**Source data**.
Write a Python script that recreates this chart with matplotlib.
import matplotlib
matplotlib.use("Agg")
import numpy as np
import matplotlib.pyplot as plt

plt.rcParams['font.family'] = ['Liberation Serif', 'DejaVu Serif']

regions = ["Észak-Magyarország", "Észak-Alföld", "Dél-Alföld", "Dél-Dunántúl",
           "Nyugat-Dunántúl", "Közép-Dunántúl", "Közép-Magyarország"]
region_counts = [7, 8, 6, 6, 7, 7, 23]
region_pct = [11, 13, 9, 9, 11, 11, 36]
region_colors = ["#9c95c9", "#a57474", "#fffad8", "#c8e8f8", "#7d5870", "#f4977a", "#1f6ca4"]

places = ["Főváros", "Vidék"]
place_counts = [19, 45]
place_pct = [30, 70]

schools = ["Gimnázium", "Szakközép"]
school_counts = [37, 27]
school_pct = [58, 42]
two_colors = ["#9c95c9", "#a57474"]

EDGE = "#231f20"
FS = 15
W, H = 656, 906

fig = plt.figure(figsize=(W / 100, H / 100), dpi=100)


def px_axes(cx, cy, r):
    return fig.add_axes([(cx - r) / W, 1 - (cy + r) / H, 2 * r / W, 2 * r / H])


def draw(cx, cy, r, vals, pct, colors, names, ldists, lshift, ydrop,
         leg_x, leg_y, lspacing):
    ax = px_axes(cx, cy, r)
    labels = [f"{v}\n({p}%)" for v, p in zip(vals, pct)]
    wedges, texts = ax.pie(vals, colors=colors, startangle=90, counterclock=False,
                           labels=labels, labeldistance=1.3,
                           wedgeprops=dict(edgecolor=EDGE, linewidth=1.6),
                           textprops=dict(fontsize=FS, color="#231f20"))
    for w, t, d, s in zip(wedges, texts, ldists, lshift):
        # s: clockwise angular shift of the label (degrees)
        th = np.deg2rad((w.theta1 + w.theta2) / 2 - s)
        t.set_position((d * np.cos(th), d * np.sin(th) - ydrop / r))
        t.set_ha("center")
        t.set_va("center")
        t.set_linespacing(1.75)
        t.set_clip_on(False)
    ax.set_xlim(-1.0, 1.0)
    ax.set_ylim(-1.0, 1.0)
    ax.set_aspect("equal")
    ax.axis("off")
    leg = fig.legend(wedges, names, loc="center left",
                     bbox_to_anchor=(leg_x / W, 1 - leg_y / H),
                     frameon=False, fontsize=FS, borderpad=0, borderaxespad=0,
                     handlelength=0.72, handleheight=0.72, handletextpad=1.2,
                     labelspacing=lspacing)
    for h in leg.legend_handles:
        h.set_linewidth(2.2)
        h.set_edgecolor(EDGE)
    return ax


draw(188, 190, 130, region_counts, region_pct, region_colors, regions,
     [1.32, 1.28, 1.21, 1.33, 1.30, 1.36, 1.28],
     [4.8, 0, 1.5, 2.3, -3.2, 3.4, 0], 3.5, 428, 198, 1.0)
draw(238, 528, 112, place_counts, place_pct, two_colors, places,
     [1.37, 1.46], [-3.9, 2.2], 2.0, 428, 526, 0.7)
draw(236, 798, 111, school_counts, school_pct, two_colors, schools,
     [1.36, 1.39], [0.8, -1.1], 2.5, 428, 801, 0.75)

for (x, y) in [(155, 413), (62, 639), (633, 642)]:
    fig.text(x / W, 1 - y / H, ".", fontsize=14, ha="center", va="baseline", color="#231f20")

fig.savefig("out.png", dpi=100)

**Description of the task**.
Output all of the material, please, exactly as it stands.

**The reply**.
Write a Python script that recreates this chart with matplotlib.
import matplotlib
matplotlib.use("Agg")
import numpy as np
import matplotlib.pyplot as plt

plt.rcParams['font.family'] = ['Liberation Serif', 'DejaVu Serif']

regions = ["Észak-Magyarország", "Észak-Alföld", "Dél-Alföld", "Dél-Dunántúl",
           "Nyugat-Dunántúl", "Közép-Dunántúl", "Közép-Magyarország"]
region_counts = [7, 8, 6, 6, 7, 7, 23]
region_pct = [11, 13, 9, 9, 11, 11, 36]
region_colors = ["#9c95c9", "#a57474", "#fffad8", "#c8e8f8", "#7d5870", "#f4977a", "#1f6ca4"]

places = ["Főváros", "Vidék"]
place_counts = [19, 45]
place_pct = [30, 70]

schools = ["Gimnázium", "Szakközép"]
school_counts = [37, 27]
school_pct = [58, 42]
two_colors = ["#9c95c9", "#a57474"]

EDGE = "#231f20"
FS = 15
W, H = 656, 906

fig = plt.figure(figsize=(W / 100, H / 100), dpi=100)


def px_axes(cx, cy, r):
    return fig.add_axes([(cx - r) / W, 1 - (cy + r) / H, 2 * r / W, 2 * r / H])


def draw(cx, cy, r, vals, pct, colors, names, ldists, lshift, ydrop,
         leg_x, leg_y, lspacing):
    ax = px_axes(cx, cy, r)
    labels = [f"{v}\n({p}%)" for v, p in zip(vals, pct)]
    wedges, texts = ax.pie(vals, colors=colors, startangle=90, counterclock=False,
                           labels=labels, labeldistance=1.3,
                           wedgeprops=dict(edgecolor=EDGE, linewidth=1.6),
                           textprops=dict(fontsize=FS, color="#231f20"))
    for w, t, d, s in zip(wedges, texts, ldists, lshift):
        # s: clockwise angular shift of the label (degrees)
        th = np.deg2rad((w.theta1 + w.theta2) / 2 - s)
        t.set_position((d * np.cos(th), d * np.sin(th) - ydrop / r))
        t.set_ha("center")
        t.set_va("center")
        t.set_linespacing(1.75)
        t.set_clip_on(False)
    ax.set_xlim(-1.0, 1.0)
    ax.set_ylim(-1.0, 1.0)
    ax.set_aspect("equal")
    ax.axis("off")
    leg = fig.legend(wedges, names, loc="center left",
                     bbox_to_anchor=(leg_x / W, 1 - leg_y / H),
                     frameon=False, fontsize=FS, borderpad=0, borderaxespad=0,
                     handlelength=0.72, handleheight=0.72, handletextpad=1.2,
                     labelspacing=lspacing)
    for h in leg.legend_handles:
        h.set_linewidth(2.2)
        h.set_edgecolor(EDGE)
    return ax


draw(188, 190, 130, region_counts, region_pct, region_colors, regions,
     [1.32, 1.28, 1.21, 1.33, 1.30, 1.36, 1.28],
     [4.8, 0, 1.5, 2.3, -3.2, 3.4, 0], 3.5, 428, 198, 1.0)
draw(238, 528, 112, place_counts, place_pct, two_colors, places,
     [1.37, 1.46], [-3.9, 2.2], 2.0, 428, 526, 0.7)
draw(236, 798, 111, school_counts, school_pct, two_colors, schools,
     [1.36, 1.39], [0.8, -1.1], 2.5, 428, 801, 0.75)

for (x, y) in [(155, 413), (62, 639), (633, 642)]:
    fig.text(x / W, 1 - y / H, ".", fontsize=14, ha="center", va="baseline", color="#231f20")

fig.savefig("out.png", dpi=100)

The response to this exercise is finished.